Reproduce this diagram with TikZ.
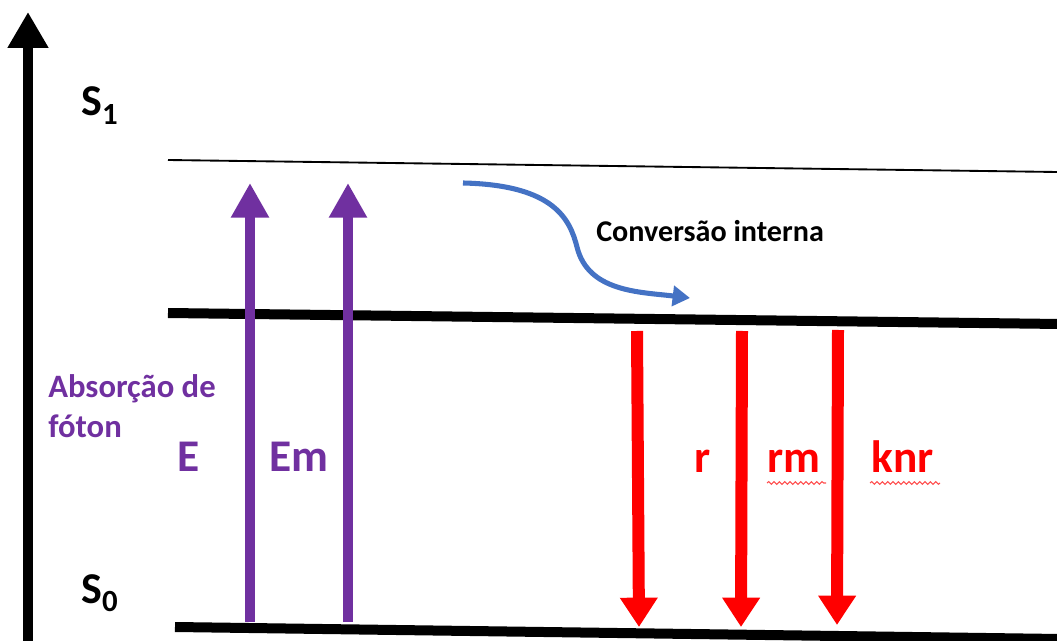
\documentclass[tikz,border=0pt]{standalone}
\usepackage{fontspec}
\setmainfont{Carlito}
\usetikzlibrary{arrows.meta,decorations.pathmorphing}
\definecolor{purp}{HTML}{7030A0}
\definecolor{bluec}{HTML}{4472C4}
\definecolor{redc}{HTML}{FF0000}
\tikzset{
  lbl/.style={inner sep=0pt, font=\bfseries},
  purparrow/.style={purp, line width=7.5pt, -{Triangle[width=27pt,length=26pt]}},
  redarrow/.style={redc, line width=9pt, -{Triangle[width=27pt,length=22pt]}},
  level/.style={line width=7.5pt},
  spell/.style={redc!70, line width=0.8pt, decorate, decoration={snake, amplitude=1pt, segment length=4pt}}
}
\begin{document}
\begin{tikzpicture}[x=0.75pt,y=-0.75pt]
\useasboundingbox (0,0) rectangle (1057,641);
% axis
\coordinate (axb) at (28,660);
\coordinate (axt) at (28,12);
\draw[line width=8.2pt, -{Triangle[width=29pt,length=27pt]}] (axb) -- (axt);
% levels
\coordinate (s1a) at (168,160); \coordinate (s1b) at (1057,172);
\draw[line width=1.4pt] (s1a) -- (s1b);
\coordinate (mida) at (168,313); \coordinate (midb) at (1060,324);
\draw[level] (mida) -- (midb);
\coordinate (s0a) at (175,627); \coordinate (s0b) at (1060,639);
\draw[level] (s0a) -- (s0b);
% state labels
\node[lbl, anchor=base west, font=\bfseries\fontsize{33}{36}\selectfont] (S1) at (81,116) {S\textsubscript{1}};
\node[lbl, anchor=base west, font=\bfseries\fontsize{33}{36}\selectfont] (S0) at (81,603) {S\textsubscript{0}};
% absorption arrows
\coordinate (pa1) at (250,622); \coordinate (pa1t) at (250,183);
\coordinate (pa2) at (348,622); \coordinate (pa2t) at (348,183);
\draw[purparrow] (pa1) -- (pa1t);
\draw[purparrow] (pa2) -- (pa2t);
\node[lbl, purp, anchor=base west, align=left, font=\bfseries\fontsize{24.5}{30}\selectfont] (abs) at (48,438) {Absorção de\\fóton};
\node[lbl, purp, anchor=base west, font=\bfseries\fontsize{34}{40}\selectfont] (E) at (177,472) {E};
\node[lbl, purp, anchor=base west, font=\bfseries\fontsize{34}{40}\selectfont] (Em) at (269,472) {Em};
% internal conversion
\coordinate (ic0) at (463,183);
\coordinate (ic1) at (577,247);
\coordinate (ic2) at (690,298);
\draw[bluec, line width=3.8pt, -{Triangle[width=15pt,length=13pt]}] (ic0) .. controls (555,185) and (570,220) .. (ic1) .. controls (588,292) and (640,292) .. (ic2);
\node[lbl, anchor=base west, font=\bfseries\fontsize{22.6}{26}\selectfont] (conv) at (596,242) {Conversão interna};
% emission arrows
\coordinate (r1) at (637,331); \coordinate (r1t) at (639,627);
\coordinate (r2) at (742,331); \coordinate (r2t) at (741,627);
\coordinate (r3) at (838,330); \coordinate (r3t) at (837,625);
\draw[redarrow] (r1) -- (r1t);
\draw[redarrow] (r2) -- (r2t);
\draw[redarrow] (r3) -- (r3t);
\node[lbl, redc, anchor=base west, font=\bfseries\fontsize{34}{40}\selectfont] (r) at (694,473) {r};
\node[lbl, redc, anchor=base west, font=\bfseries\fontsize{34}{40}\selectfont] (rm) at (767,473) {rm};
\node[lbl, redc, anchor=base west, font=\bfseries\fontsize{34}{40}\selectfont] (knr) at (871,473) {knr};
\coordinate (w1a) at (767,483); \coordinate (w1b) at (826,483);
\coordinate (w2a) at (870,483); \coordinate (w2b) at (940,483);
\draw[spell] (w1a) -- (w1b);
\draw[spell] (w2a) -- (w2b);
\end{tikzpicture}
\end{document}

● **Exercise details**: Keep the pictures out of the copy and return the rest of the data above exactly.

● **Complete output**:
Reproduce this diagram with TikZ.
\documentclass[tikz,border=0pt]{standalone}
\usepackage{fontspec}
\setmainfont{Carlito}
\usetikzlibrary{arrows.meta,decorations.pathmorphing}
\definecolor{purp}{HTML}{7030A0}
\definecolor{bluec}{HTML}{4472C4}
\definecolor{redc}{HTML}{FF0000}
\tikzset{
  lbl/.style={inner sep=0pt, font=\bfseries},
  purparrow/.style={purp, line width=7.5pt, -{Triangle[width=27pt,length=26pt]}},
  redarrow/.style={redc, line width=9pt, -{Triangle[width=27pt,length=22pt]}},
  level/.style={line width=7.5pt},
  spell/.style={redc!70, line width=0.8pt, decorate, decoration={snake, amplitude=1pt, segment length=4pt}}
}
\begin{document}
\begin{tikzpicture}[x=0.75pt,y=-0.75pt]
\useasboundingbox (0,0) rectangle (1057,641);
% axis
\coordinate (axb) at (28,660);
\coordinate (axt) at (28,12);
\draw[line width=8.2pt, -{Triangle[width=29pt,length=27pt]}] (axb) -- (axt);
% levels
\coordinate (s1a) at (168,160); \coordinate (s1b) at (1057,172);
\draw[line width=1.4pt] (s1a) -- (s1b);
\coordinate (mida) at (168,313); \coordinate (midb) at (1060,324);
\draw[level] (mida) -- (midb);
\coordinate (s0a) at (175,627); \coordinate (s0b) at (1060,639);
\draw[level] (s0a) -- (s0b);
% state labels
\node[lbl, anchor=base west, font=\bfseries\fontsize{33}{36}\selectfont] (S1) at (81,116) {S\textsubscript{1}};
\node[lbl, anchor=base west, font=\bfseries\fontsize{33}{36}\selectfont] (S0) at (81,603) {S\textsubscript{0}};
% absorption arrows
\coordinate (pa1) at (250,622); \coordinate (pa1t) at (250,183);
\coordinate (pa2) at (348,622); \coordinate (pa2t) at (348,183);
\draw[purparrow] (pa1) -- (pa1t);
\draw[purparrow] (pa2) -- (pa2t);
\node[lbl, purp, anchor=base west, align=left, font=\bfseries\fontsize{24.5}{30}\selectfont] (abs) at (48,438) {Absorção de\\fóton};
\node[lbl, purp, anchor=base west, font=\bfseries\fontsize{34}{40}\selectfont] (E) at (177,472) {E};
\node[lbl, purp, anchor=base west, font=\bfseries\fontsize{34}{40}\selectfont] (Em) at (269,472) {Em};
% internal conversion
\coordinate (ic0) at (463,183);
\coordinate (ic1) at (577,247);
\coordinate (ic2) at (690,298);
\draw[bluec, line width=3.8pt, -{Triangle[width=15pt,length=13pt]}] (ic0) .. controls (555,185) and (570,220) .. (ic1) .. controls (588,292) and (640,292) .. (ic2);
\node[lbl, anchor=base west, font=\bfseries\fontsize{22.6}{26}\selectfont] (conv) at (596,242) {Conversão interna};
% emission arrows
\coordinate (r1) at (637,331); \coordinate (r1t) at (639,627);
\coordinate (r2) at (742,331); \coordinate (r2t) at (741,627);
\coordinate (r3) at (838,330); \coordinate (r3t) at (837,625);
\draw[redarrow] (r1) -- (r1t);
\draw[redarrow] (r2) -- (r2t);
\draw[redarrow] (r3) -- (r3t);
\node[lbl, redc, anchor=base west, font=\bfseries\fontsize{34}{40}\selectfont] (r) at (694,473) {r};
\node[lbl, redc, anchor=base west, font=\bfseries\fontsize{34}{40}\selectfont] (rm) at (767,473) {rm};
\node[lbl, redc, anchor=base west, font=\bfseries\fontsize{34}{40}\selectfont] (knr) at (871,473) {knr};
\coordinate (w1a) at (767,483); \coordinate (w1b) at (826,483);
\coordinate (w2a) at (870,483); \coordinate (w2b) at (940,483);
\draw[spell] (w1a) -- (w1b);
\draw[spell] (w2a) -- (w2b);
\end{tikzpicture}
\end{document}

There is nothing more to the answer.